O emprego crescente de conceitos informáticos e cibernéticos nas diversas disciplinas, o uso intensivo de processos de modelagem e de simulação para estudar os fenômenos físicos ou humanos, ou a tendência ao “aprofundamento” do método científico pela formulação de sua cadeia de pensamento por meio de algoritmos são algumas das manifestações da emergência de um “paradigma da informática”.

Não se trata de um paradigma assentado apenas sobre um corpo de doutrina sistemática, tendo seus partidários e adversários declarados. Mais do que isto, vem se apresentando também como uma postura intelectual, alimentada por metáforas (processo, entrada, saída, memória etc.), procedimentos e hábitos de investigação.

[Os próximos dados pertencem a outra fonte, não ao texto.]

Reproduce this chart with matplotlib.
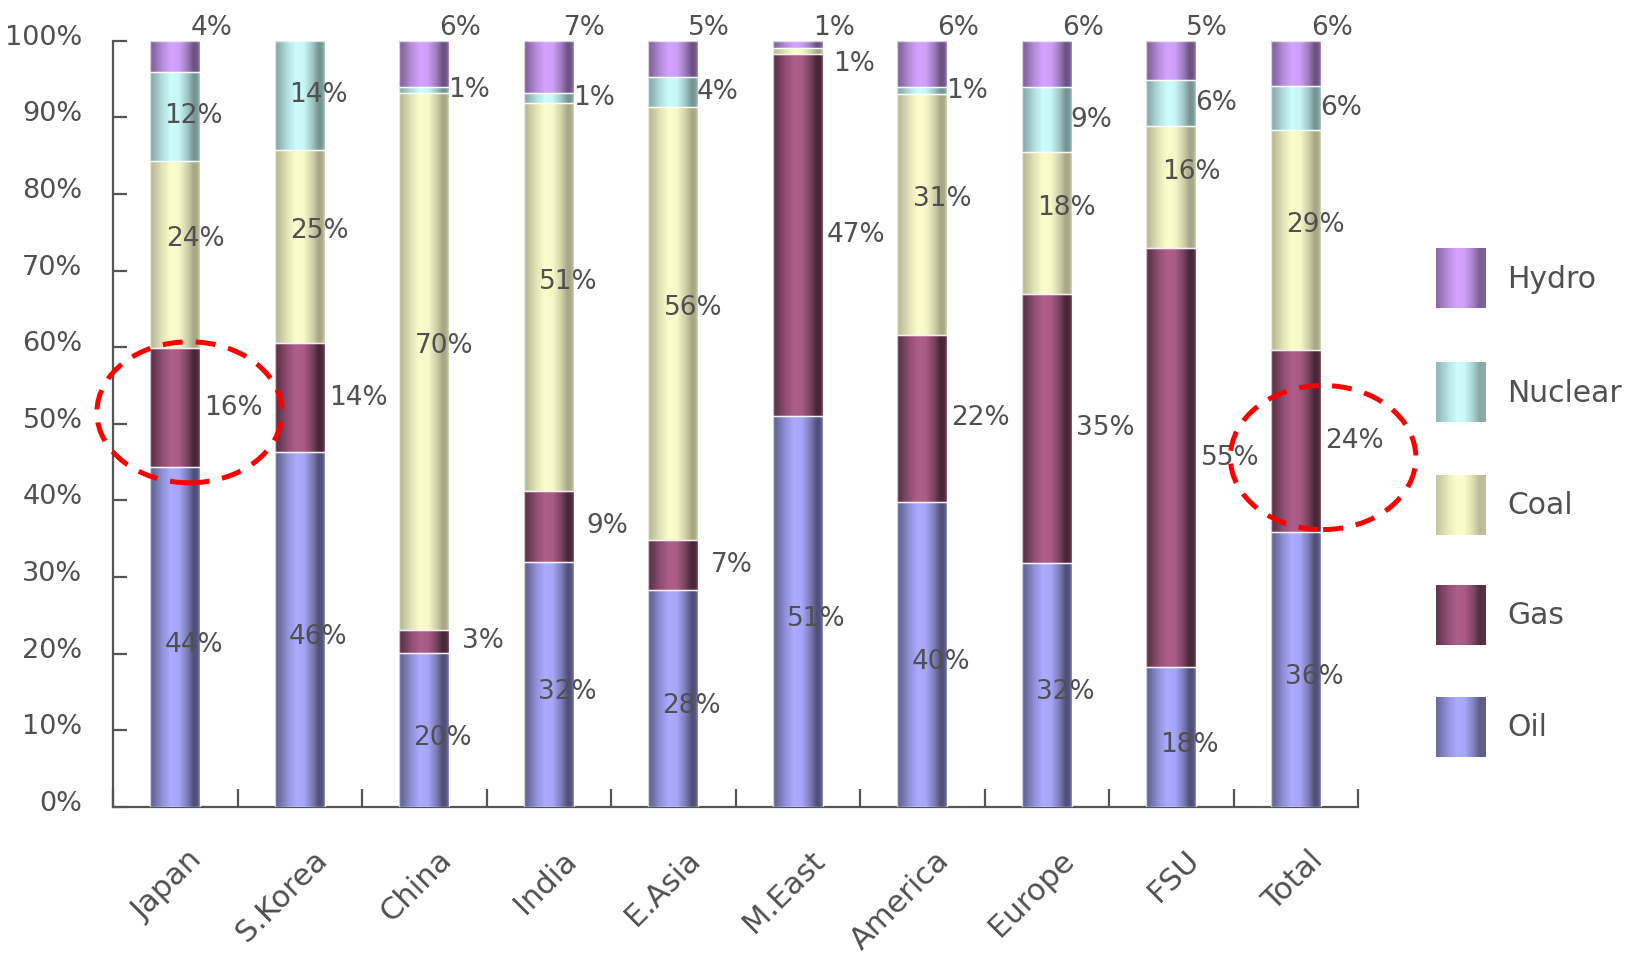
import numpy as np
import matplotlib
matplotlib.use("Agg")
import matplotlib.pyplot as plt
from matplotlib.patches import Ellipse, Rectangle
from matplotlib.transforms import ScaledTranslation

# ---------------- data ----------------
categories = ["Japan", "S.Korea", "China", "India", "E.Asia", "M.East",
              "America", "Europe", "FSU", "Total"]
series_names = ["Oil", "Gas", "Coal", "Nuclear", "Hydro"]
oil     = [44.3, 46.3, 20.1, 32.0, 28.3, 51.0, 39.8, 31.9, 18.3, 35.9]
gas     = [15.6, 14.2,  3.0,  9.2,  6.6, 47.2, 21.8, 35.1, 54.6, 23.7]
coal    = [24.4, 25.2, 70.0, 50.7, 56.4,  0.8, 31.4, 18.4, 16.0, 28.8]
nuclear = [11.6, 14.3,  0.9,  1.2,  4.0,  0.0,  0.9,  8.6,  6.0,  5.7]
hydro   = [ 4.1,  0.0,  6.0,  6.9,  4.7,  1.0,  6.1,  6.0,  5.1,  5.9]
yticks_vals = [0, 10, 20, 30, 40, 50, 60, 70, 80, 90, 100]

series_vals = [oil, gas, coal, nuclear, hydro]
base_colors = {"Oil": (0.67, 0.67, 1.0), "Gas": (0.68, 0.37, 0.54),
               "Coal": (0.99, 0.99, 0.80), "Nuclear": (0.80, 0.99, 0.99),
               "Hydro": (0.83, 0.64, 1.0)}
edge_dark = {"Oil": 0.46, "Gas": 0.40, "Coal": 0.66, "Nuclear": 0.58, "Hydro": 0.50}

TEXT = "#505050"
AX = "#555555"
FONT = "DejaVu Sans"
plt.rcParams["font.family"] = FONT

W, H = 1632, 959
fig = plt.figure(figsize=(W / 100, H / 100), dpi=100)
ax = fig.add_axes([113 / W, 1 - 807 / H, (1358 - 113) / W, (807 - 40.6) / H])
ax.set_xlim(-0.5, len(categories) - 0.5)
ax.set_ylim(0, 100)

_tp = [0.0, 0.08, 0.25, 0.42, 0.58, 0.75, 0.88, 0.95, 1.0]
_fp = [0.18, 0.32, 0.72, 1.0, 0.95, 0.50, 0.0, 0.06, 0.45]


def profile(n, dark, rim=True):
    t = np.linspace(0, 1, n)
    fp = list(_fp)
    if not rim:
        fp[-1] = fp[-2]
    g = np.interp(t, _tp, fp)
    return dark + (1 - dark) * g


x = np.arange(len(categories))
bw = 0.4
bottom = np.zeros(len(categories))
for name, vals in zip(series_names, series_vals):
    vals = np.array(vals, dtype=float)
    bars = ax.bar(x, vals, bw, bottom=bottom, color=base_colors[name],
                  edgecolor="none", zorder=2)
    prof = profile(100, edge_dark[name])
    img = np.clip(np.array(base_colors[name])[None, :] * prof[:, None], 0, 1)[None, :, :]
    for p in bars:
        if p.get_height() <= 0:
            continue
        bx, by = p.get_x(), p.get_y()
        im = ax.imshow(img, extent=(bx, bx + p.get_width(), by, by + p.get_height()),
                       aspect="auto", interpolation="bilinear", zorder=3)
        im.set_clip_path(p)
        ax.add_patch(Rectangle((bx, by), p.get_width(), p.get_height(), fill=False,
                               edgecolor=(1, 1, 1, 0.7), lw=1.0, zorder=4))
    # data labels
    for i, (v, b) in enumerate(zip(vals, bottom)):
        if v <= 0:
            continue
        mid = b + v / 2
        if name == "Oil":
            dx, yy = 0.15, mid - 1.0
        elif name == "Gas":
            dx, yy = 0.47, mid
        elif name == "Coal":
            if v < 2:
                dx, yy = 0.45, mid - 1.7
            else:
                dx, yy = 0.16, mid + 2.0
        elif name == "Nuclear":
            dx, yy = (0.15, mid) if v >= 10 else (0.36, mid)
        else:
            dx, yy = 0.29, 101.6
        ax.text(i + dx, yy, f"{round(v):.0f}%", ha="center", va="center",
                fontsize=19, color=TEXT, zorder=6, clip_on=False)
    bottom = bottom + vals

# axes styling
for s in ["top", "right"]:
    ax.spines[s].set_visible(False)
for s in ["left", "bottom"]:
    ax.spines[s].set_color(AX)
    ax.spines[s].set_linewidth(1.6)

ax.set_yticks(yticks_vals)
ax.set_yticklabels([f"{v}%" for v in yticks_vals])
ax.tick_params(axis="y", direction="in", length=10, width=1.6, color=AX,
               labelsize=19.5, labelcolor=TEXT, pad=22)
off = ScaledTranslation(0, 6 / 100, fig.dpi_scale_trans)
for lab in ax.get_yticklabels():
    lab.set_transform(lab.get_transform() + off)

ax.set_xticks(np.arange(-0.5, len(categories), 1.0))
ax.set_xticklabels([])
ax.tick_params(axis="x", direction="in", length=13, width=1.6, color=AX)
for i, c in enumerate(categories):
    ax.text(i + 0.10, -5.0, c, rotation=45, ha="right", va="top",
            rotation_mode="anchor", fontsize=22, color=TEXT, clip_on=False)

# highlight ellipses
for cx, cy, ew, eh in [(0.114, 51.5, 1.486, 18.4), (9.22, 45.6, 1.49, 18.8)]:
    ax.add_patch(Ellipse((cx, cy), ew, eh, fill=False, edgecolor="#ff0000",
                         lw=3.6, linestyle=(0, (4, 2.6)), zorder=7, clip_on=False))

# legend (manual, pixel layout)
lax = fig.add_axes([0, 0, 1, 1])
lax.set_xlim(0, W)
lax.set_ylim(H, 0)
lax.axis("off")
tops = [248, 362, 475, 585, 697]
for name, top in zip(series_names[::-1], tops):
    prof = profile(60, min(edge_dark[name] + 0.08, 0.75), rim=False)
    img = np.clip(np.array(base_colors[name])[None, :] * prof[:, None], 0, 1)[None, :, :]
    lax.imshow(img, extent=(1436, 1486, top + 60, top), aspect="auto",
               interpolation="bilinear")
    lax.text(1507, top + 31, name, ha="left", va="center", fontsize=21.5, color=TEXT)
lax.set_xlim(0, W)
lax.set_ylim(H, 0)

fig.savefig("out.png", dpi=100)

A própria utilização crescente de tecnologias da informação e de sistemas de informação ou de apoio à decisão vem favorizando a infiltração deste paradigma na cultura da “alta modernidade”.

Algumas interrogações se impõem de imediato: na vertente ontológica, a redução do mundo ao que dele se apreende como informação, e a representação de sistemas físicos, viventes ou psíquicos como máquinas de tratamento de informação; na vertente metodológica, a velha questão a respeito da primazia de uma única racionalidade científica, codificável, programável e aplicável a todas as situações e coisas, e também a indagação a respeito da finalidade da atividade científica, voltada para prever e calcular sempre melhor ou para tornar mais inteligível e claro o mundo que nos cerca [uma ciência para manipulação ou para compreensão? como indaga Schumacher, 1977].

 

Mas o que é isso, informatizar?

Para o Pensamento, informatizar não é o verbo que designa os fatos e feitos da informática. Não nos remete apenas para o funcionamento de ferramentas e aparelhos, não se refere a dispositivos de processamento ou a instalações de computação, com todas as mudanças que acarretam. A informatização não é o resultado da expansão mundial de uma parte, de sorte que a totalidade resultante fosse o todo de uma parcialidade geral. A informatização não se reduz a transferir determinada integração de ciência e técnica, de conhecimento e ação para todas as áreas em que se distribuem os homens histórica e socialmente organizados. Informatizar é o processo metafísico de Fim da História do poder ocidental. Na informatização e por ela, o poder de organização da História do Ocidente se torna planetário. A dicotomia de teoria e prática, de mundo paciente de objetos e mundo agente dos cérebros vai sendo superada numa composição absorvente. Por ela se complementam, numa equivalência de constituição recíproca, o sujeito e o objeto, o espírito e a matéria, a informação e o conhecimento, o mundo dos cérebros e o mundo das coisas. A luta entre materialismo e idealismo se torna, então, uma brincadeira de criança. O pessimismo e o otimismo se transformam em categorias inofensivas para classificar irmãos de uma mesma família. Sendo um verbo de essência, informatizar nos precipita na avalanche de um poder histórico de realização. Por isso não indica primordialmente o processamento automático de conjunturas, mas um processo autocrático de estruturação, que tudo aplana, tudo controla, tudo contrai numa, composição onipotente. A terra e o mundo, a história e a natureza, o ser e o nada se reduzem a componentes de compatibilidade universal. A informatização é uma voracidade estrutural em que todas as coisas, todas as causas e todos os valores são acolhidos, são defendidos, são promovidos, mas ao mesmo tempo perdem sua liberdade e fenecem em criatividade.